Situated in Georgia and Carolina, many Cherokees spoke English and lived like their White neighbors. Some owned plantations and slaves, worshipped in churches, but still retained a firm pride in their heritage. Confronted with removal, much of the tribe rallied behind Chief John Ross, who, aided by Christian missionaries, mounted a public-relations campaign to fight passage of the removal law, labeling the government’s actions immoral and unjust. When the removal bill passed in 1830, Ross and the missionaries sued the U.S. government in a case that went all the way to Supreme Court. The Court ultimately ruled in favor of the Cherokees; Jackson simply ignored the order. Finally, in 1838, the Army reluctantly forced the Cherokees westward.

Unlike the Cherokees, the Seminoles opted to fight. The Seminoles called Florida home and when asked to bargain, they stalled for several years, stockpiling powder and ammunition for the coming fight.
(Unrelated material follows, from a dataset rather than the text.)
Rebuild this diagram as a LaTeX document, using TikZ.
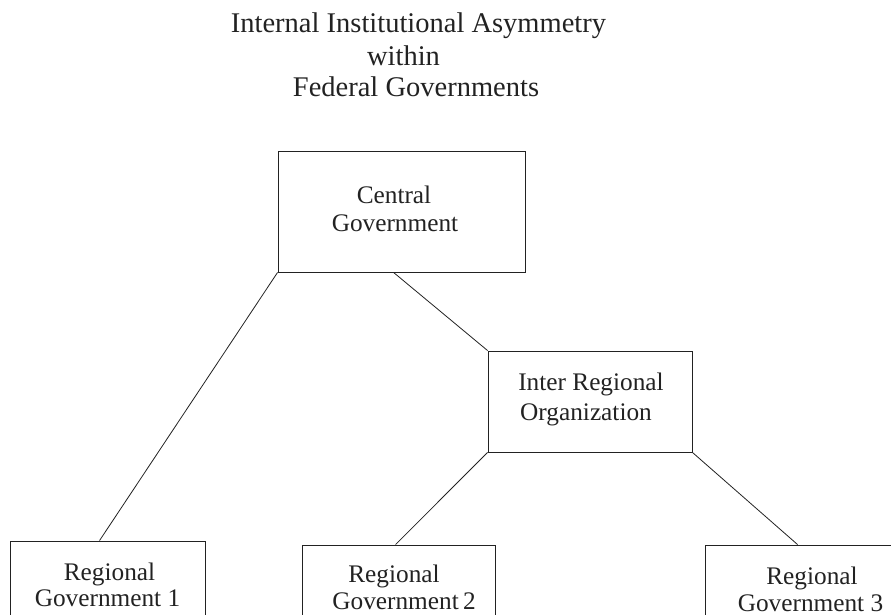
\documentclass[tikz,border=0pt]{standalone}
\usepackage{fontspec}
\setmainfont{Liberation Serif}
\definecolor{ink}{HTML}{222222}
\begin{document}
\begin{tikzpicture}[x=1pt,y=-1pt,
  box/.style={draw=ink, line width=0.9pt, inner sep=0pt},
  link/.style={draw=ink, line width=0.8pt},
  ttl/.style={anchor=base, inner sep=0pt, text=ink, font=\fontsize{28.5}{31}\selectfont},
  txt/.style={anchor=base, inner sep=0pt, text=ink, font=\fontsize{25.3}{28}\selectfont}]
\useasboundingbox (0,0) rectangle (891,615);
\clip (0,0) rectangle (891,615);
\node[ttl] (t1) at (418.5,32.3) {Internal Institutional Asymmetry};
\node[ttl] (t2) at (403.5,65.7) {within};
\node[ttl] (t3) at (416,96.7) {Federal Governments};

\node[box, minimum width=247pt, minimum height=121pt] (cg) at (401.5,211.5) {};
\node[box, minimum width=204pt, minimum height=101pt] (iro) at (590,401.5) {};
\node[box, minimum width=195pt, minimum height=139pt] (rg1) at (107.5,610.5) {};
\node[box, minimum width=193pt, minimum height=135pt] (rg2) at (398.5,612.5) {};
\node[box, minimum width=210pt, minimum height=135pt] (rg3) at (810,612.5) {};

\node[txt] (cg1) at (394,203) {Central};
\node[txt] (cg2) at (395,231.7) {Government};
\node[txt] (iro1) at (591,390) {Inter Regional};
\node[txt] (iro2) at (586,420) {Organization};
\node[txt] (r11) at (109.5,580) {Regional};
\node[txt] (r12) at (107.5,606.5) {Government 1};
\node[txt] (r21) at (394,582) {Regional};
\node[txt] (r22) at (404,609) {Government\,2};
\node[txt] (r31) at (812,584) {Regional};
\node[txt] (r32) at (810.5,611) {Government 3};

\draw[link] (cg.south west) -- ([xshift=90pt]rg1.north west);
\draw[link] ([xshift=116pt]cg.south west) -- (iro.north west);
\draw[link] (iro.south west) -- ([xshift=94pt]rg2.north west);
\draw[link] (iro.south east) -- ([xshift=93pt]rg3.north west);
\end{tikzpicture}
\end{document}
Threatened with an ultimatum in 1835, the Seminoles struck suddenly, wiping out almost all the plantations in Eastern Florida and a column of soldiers commanded by Major Francis Dade. Confronted with superior numbers, the Seminoles gradually withdrew with their African-American allies into the swamps and waged a vicious seven-year guerrilla war against frontiersmen and soldiers. Only after promising the safe removal of the African-Americans did the Seminoles begin to surrender en masse in 1838. Still, many Seminoles fought on and lived to fight another war with the U.S. in 1855. Only 100 Seminoles remained in Florida in 1858, but they never surrendered or signed a peace treaty.

The descendants of the Cherokee and Seminole resistance survive to this day and regard removal as the most pivotal episode in their history. Their strength and resourcefulness in the face of adversity should never be forgotten.